## Directions
From the first line of the data below, copy each line up to the one containing "var nValves = ['=1,047', '=2,504', '=3,520'];", and include that line too.

## Data excerpt
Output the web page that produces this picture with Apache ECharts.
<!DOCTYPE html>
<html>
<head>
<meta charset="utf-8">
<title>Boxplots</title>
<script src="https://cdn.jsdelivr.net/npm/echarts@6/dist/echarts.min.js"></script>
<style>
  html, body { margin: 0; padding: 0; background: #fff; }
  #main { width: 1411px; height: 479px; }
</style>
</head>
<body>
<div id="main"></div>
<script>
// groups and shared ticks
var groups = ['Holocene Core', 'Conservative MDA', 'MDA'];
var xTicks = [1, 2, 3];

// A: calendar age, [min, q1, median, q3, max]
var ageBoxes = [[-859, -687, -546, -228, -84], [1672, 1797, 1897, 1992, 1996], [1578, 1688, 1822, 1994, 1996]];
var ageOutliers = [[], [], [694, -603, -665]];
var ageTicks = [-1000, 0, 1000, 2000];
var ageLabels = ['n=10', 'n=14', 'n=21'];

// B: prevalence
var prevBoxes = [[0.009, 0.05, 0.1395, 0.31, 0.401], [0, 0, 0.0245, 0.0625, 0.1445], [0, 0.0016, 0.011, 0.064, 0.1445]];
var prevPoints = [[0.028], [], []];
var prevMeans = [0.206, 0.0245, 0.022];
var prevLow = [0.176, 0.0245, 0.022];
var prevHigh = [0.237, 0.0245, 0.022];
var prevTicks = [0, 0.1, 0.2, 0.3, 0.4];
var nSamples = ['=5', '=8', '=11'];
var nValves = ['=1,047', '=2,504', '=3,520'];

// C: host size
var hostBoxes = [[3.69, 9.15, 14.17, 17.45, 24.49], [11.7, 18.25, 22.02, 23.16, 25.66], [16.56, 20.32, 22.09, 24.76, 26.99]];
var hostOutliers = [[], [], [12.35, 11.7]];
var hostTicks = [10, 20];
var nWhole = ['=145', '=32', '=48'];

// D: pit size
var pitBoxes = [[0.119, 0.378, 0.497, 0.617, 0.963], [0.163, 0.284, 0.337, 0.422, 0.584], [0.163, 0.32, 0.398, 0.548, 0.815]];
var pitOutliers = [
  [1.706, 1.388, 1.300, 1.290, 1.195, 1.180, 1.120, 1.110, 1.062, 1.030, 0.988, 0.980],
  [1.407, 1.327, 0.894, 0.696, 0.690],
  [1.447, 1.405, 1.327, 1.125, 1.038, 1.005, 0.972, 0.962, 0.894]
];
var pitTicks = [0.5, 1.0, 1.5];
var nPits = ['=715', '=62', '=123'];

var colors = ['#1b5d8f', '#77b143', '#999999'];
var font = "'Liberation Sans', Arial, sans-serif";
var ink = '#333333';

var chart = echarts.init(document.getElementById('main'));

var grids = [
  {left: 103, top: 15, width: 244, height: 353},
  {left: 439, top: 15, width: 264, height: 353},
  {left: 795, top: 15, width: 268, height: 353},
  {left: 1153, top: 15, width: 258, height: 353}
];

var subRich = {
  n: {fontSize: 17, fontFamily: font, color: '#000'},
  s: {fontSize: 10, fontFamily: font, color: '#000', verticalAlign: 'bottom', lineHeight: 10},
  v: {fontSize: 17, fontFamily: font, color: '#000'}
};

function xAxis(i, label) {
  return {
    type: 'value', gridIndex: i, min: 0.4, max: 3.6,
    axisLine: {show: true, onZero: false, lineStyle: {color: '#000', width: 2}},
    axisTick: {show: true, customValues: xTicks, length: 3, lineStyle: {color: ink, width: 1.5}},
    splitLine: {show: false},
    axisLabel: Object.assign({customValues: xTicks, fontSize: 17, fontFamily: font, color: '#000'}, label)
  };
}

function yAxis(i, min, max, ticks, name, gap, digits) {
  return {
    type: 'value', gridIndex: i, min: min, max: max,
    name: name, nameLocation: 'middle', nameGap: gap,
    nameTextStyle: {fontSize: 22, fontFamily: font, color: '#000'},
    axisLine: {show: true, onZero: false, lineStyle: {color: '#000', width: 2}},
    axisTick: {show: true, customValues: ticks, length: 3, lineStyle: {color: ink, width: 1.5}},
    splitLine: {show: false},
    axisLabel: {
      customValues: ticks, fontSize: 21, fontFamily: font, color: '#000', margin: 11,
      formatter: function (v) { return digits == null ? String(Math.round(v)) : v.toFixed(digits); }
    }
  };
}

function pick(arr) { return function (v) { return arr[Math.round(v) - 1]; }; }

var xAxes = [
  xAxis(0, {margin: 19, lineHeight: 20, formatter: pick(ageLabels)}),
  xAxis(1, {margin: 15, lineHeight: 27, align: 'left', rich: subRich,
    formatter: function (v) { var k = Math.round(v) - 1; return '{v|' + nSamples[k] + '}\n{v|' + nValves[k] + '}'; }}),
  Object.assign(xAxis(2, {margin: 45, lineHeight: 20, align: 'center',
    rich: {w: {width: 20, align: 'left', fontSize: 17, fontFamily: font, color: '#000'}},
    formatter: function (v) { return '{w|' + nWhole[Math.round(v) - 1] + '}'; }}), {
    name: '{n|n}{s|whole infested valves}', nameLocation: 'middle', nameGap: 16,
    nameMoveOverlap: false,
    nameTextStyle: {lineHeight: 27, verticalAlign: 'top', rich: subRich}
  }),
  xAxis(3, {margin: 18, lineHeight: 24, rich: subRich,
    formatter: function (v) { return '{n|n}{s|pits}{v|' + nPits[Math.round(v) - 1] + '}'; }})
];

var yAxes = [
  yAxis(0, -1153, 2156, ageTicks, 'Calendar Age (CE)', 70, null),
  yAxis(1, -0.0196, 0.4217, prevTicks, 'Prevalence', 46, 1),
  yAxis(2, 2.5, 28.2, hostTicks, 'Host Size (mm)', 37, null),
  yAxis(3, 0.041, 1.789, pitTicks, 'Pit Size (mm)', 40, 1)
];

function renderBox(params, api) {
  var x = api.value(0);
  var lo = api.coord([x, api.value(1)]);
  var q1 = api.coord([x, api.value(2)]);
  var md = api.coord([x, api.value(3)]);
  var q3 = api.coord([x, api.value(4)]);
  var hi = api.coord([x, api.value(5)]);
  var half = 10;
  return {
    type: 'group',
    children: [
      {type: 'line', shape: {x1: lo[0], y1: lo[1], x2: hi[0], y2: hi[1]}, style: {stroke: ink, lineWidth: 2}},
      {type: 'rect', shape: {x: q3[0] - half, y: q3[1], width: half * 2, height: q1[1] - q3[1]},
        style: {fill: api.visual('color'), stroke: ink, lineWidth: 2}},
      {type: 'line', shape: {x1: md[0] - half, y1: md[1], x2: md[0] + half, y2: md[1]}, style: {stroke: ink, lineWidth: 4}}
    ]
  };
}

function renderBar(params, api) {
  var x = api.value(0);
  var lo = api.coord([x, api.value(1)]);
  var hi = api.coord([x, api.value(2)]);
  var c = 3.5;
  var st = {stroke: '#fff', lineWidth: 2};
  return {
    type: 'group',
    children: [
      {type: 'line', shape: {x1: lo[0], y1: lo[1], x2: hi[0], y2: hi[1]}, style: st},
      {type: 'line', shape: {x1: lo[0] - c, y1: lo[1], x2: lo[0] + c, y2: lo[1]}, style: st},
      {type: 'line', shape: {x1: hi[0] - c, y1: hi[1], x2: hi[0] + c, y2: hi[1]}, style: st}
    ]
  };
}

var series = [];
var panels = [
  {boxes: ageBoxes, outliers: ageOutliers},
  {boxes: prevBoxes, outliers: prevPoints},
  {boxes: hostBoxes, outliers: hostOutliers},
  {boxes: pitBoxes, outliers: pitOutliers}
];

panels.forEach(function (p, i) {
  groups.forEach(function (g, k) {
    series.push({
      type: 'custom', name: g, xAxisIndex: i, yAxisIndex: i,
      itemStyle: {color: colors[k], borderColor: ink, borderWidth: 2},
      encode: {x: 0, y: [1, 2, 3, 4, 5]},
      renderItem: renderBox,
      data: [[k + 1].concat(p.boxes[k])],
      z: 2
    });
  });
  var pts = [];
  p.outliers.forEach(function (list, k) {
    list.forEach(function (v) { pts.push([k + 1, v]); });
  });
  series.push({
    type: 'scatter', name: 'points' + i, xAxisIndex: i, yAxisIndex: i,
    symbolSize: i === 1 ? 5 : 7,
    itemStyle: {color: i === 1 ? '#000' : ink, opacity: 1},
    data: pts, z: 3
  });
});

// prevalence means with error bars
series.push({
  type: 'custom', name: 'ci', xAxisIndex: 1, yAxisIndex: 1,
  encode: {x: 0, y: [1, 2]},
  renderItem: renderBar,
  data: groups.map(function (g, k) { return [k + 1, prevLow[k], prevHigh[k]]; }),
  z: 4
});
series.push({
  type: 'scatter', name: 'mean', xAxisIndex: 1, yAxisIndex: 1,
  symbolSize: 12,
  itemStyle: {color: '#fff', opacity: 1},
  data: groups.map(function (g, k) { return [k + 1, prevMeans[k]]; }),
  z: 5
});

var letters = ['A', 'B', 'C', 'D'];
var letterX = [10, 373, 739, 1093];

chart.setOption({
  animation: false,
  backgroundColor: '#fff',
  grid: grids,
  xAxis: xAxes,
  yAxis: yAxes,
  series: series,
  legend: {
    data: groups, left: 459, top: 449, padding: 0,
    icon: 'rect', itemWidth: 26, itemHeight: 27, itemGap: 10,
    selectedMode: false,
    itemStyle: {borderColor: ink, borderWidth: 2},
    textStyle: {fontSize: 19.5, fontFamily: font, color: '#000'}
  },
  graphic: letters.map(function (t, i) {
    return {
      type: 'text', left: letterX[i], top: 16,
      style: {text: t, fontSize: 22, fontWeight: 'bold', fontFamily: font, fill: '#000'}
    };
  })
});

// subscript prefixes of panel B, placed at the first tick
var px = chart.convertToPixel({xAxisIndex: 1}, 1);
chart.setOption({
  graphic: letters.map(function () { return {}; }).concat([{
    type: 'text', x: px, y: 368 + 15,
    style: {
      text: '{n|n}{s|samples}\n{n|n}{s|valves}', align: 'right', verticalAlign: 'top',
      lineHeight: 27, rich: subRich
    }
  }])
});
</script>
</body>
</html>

## Full solution
Output the web page that produces this picture with Apache ECharts.
<!DOCTYPE html>
<html>
<head>
<meta charset="utf-8">
<title>Boxplots</title>
<script src="https://cdn.jsdelivr.net/npm/echarts@6/dist/echarts.min.js"></script>
<style>
  html, body { margin: 0; padding: 0; background: #fff; }
  #main { width: 1411px; height: 479px; }
</style>
</head>
<body>
<div id="main"></div>
<script>
// groups and shared ticks
var groups = ['Holocene Core', 'Conservative MDA', 'MDA'];
var xTicks = [1, 2, 3];

// A: calendar age, [min, q1, median, q3, max]
var ageBoxes = [[-859, -687, -546, -228, -84], [1672, 1797, 1897, 1992, 1996], [1578, 1688, 1822, 1994, 1996]];
var ageOutliers = [[], [], [694, -603, -665]];
var ageTicks = [-1000, 0, 1000, 2000];
var ageLabels = ['n=10', 'n=14', 'n=21'];

// B: prevalence
var prevBoxes = [[0.009, 0.05, 0.1395, 0.31, 0.401], [0, 0, 0.0245, 0.0625, 0.1445], [0, 0.0016, 0.011, 0.064, 0.1445]];
var prevPoints = [[0.028], [], []];
var prevMeans = [0.206, 0.0245, 0.022];
var prevLow = [0.176, 0.0245, 0.022];
var prevHigh = [0.237, 0.0245, 0.022];
var prevTicks = [0, 0.1, 0.2, 0.3, 0.4];
var nSamples = ['=5', '=8', '=11'];
var nValves = ['=1,047', '=2,504', '=3,520'];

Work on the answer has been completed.